From a design standpoint, we believe that small characters are the safest type of biped for human-robot interaction due to their reduced weight and low center of mass. We are also employing compliant control strategies to ensure that the robot’s actuators are torque-limited and backdrivable. Perception and behavior design may also play a key role, but in the end, we will rely on proper show design to permit a safe level of interaction as the technology evolves.
What do you think other roboticists working on legged systems could learn from Project Kiwi?
We are often inspired by other roboticists working on legged systems ourselves but would be happy to share some lessons learned. Remember that robotics is fundamentally interdisciplinary, and a good team typically consists of a mix of hardware and software engineers in close collaboration.

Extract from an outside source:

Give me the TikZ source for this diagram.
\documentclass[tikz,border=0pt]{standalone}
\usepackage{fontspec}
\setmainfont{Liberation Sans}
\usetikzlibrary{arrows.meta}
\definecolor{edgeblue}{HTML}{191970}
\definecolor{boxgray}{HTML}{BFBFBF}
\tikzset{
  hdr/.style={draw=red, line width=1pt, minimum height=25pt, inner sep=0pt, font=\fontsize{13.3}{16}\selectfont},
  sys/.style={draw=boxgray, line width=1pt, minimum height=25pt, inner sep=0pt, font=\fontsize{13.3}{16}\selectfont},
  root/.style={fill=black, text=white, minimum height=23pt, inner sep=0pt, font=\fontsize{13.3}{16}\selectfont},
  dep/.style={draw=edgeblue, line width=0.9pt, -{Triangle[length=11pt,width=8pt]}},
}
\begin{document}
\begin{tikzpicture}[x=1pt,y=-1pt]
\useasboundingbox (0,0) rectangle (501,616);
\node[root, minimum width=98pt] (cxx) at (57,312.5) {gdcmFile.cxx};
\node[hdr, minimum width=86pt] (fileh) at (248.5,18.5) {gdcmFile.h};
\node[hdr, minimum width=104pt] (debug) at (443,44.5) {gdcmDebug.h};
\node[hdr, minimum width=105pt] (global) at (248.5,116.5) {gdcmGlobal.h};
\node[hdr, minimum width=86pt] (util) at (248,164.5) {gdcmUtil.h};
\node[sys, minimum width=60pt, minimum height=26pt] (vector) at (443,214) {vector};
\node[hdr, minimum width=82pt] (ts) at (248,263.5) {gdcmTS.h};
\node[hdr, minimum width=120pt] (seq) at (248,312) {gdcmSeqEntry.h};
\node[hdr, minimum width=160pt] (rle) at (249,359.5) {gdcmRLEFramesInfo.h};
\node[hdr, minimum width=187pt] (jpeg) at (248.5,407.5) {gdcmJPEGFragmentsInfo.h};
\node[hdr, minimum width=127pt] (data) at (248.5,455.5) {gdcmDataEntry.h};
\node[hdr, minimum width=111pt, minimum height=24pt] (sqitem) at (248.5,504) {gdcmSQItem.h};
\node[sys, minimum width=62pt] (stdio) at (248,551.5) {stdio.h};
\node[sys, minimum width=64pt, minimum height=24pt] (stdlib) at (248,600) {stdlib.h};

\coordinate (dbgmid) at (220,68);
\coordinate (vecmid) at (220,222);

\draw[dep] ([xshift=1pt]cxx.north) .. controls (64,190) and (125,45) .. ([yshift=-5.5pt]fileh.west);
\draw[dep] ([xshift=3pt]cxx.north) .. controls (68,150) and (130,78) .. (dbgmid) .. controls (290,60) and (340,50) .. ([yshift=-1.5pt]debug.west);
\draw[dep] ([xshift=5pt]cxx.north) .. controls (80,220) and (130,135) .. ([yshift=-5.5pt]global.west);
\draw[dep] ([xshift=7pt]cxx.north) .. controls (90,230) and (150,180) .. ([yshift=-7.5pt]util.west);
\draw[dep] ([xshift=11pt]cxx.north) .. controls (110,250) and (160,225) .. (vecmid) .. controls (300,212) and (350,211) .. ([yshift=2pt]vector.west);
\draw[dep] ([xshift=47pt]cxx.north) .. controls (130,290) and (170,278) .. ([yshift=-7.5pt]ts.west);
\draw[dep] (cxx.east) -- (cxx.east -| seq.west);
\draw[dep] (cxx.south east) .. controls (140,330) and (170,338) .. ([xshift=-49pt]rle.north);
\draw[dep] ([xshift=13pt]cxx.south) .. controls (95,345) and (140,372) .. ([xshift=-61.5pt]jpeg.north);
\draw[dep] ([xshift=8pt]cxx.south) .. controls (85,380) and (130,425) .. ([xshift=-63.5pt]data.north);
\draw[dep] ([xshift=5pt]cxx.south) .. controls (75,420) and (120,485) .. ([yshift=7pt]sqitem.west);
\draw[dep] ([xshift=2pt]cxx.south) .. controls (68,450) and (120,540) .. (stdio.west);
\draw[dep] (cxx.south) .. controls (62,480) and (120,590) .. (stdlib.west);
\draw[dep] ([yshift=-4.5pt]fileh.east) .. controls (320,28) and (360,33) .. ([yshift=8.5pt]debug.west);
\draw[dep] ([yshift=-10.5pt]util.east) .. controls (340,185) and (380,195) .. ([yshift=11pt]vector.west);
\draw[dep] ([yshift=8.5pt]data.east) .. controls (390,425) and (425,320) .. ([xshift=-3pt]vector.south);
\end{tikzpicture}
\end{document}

In our experience, however, artists and animators play an equally valuable role in bringing a new vision to life. We often pull in ideas from the character animation and game development world, and while robotic characters are far more constrained than their virtual counterparts, we are solving many of the same problems. Another tip is to leverage motion studies (either through animation, motion capture, and/or simulation tools) early in the design process to generate performance-driven requirements for any new robot.
Now that Project Kiwi has de-stealthed, I hope the Disney Imagineering folks will be able to be a little more open with all of the sweet goo inside of the fuzzy skin of this metaphor that has stopped making sense. Meeting a new humanoid robot is always exciting, and the approach here (with its technical capability combined with an emphasis on character and interaction) is totally unique. And if they need anyone to test Kiwi’s huggability, I volunteer! You know, for science.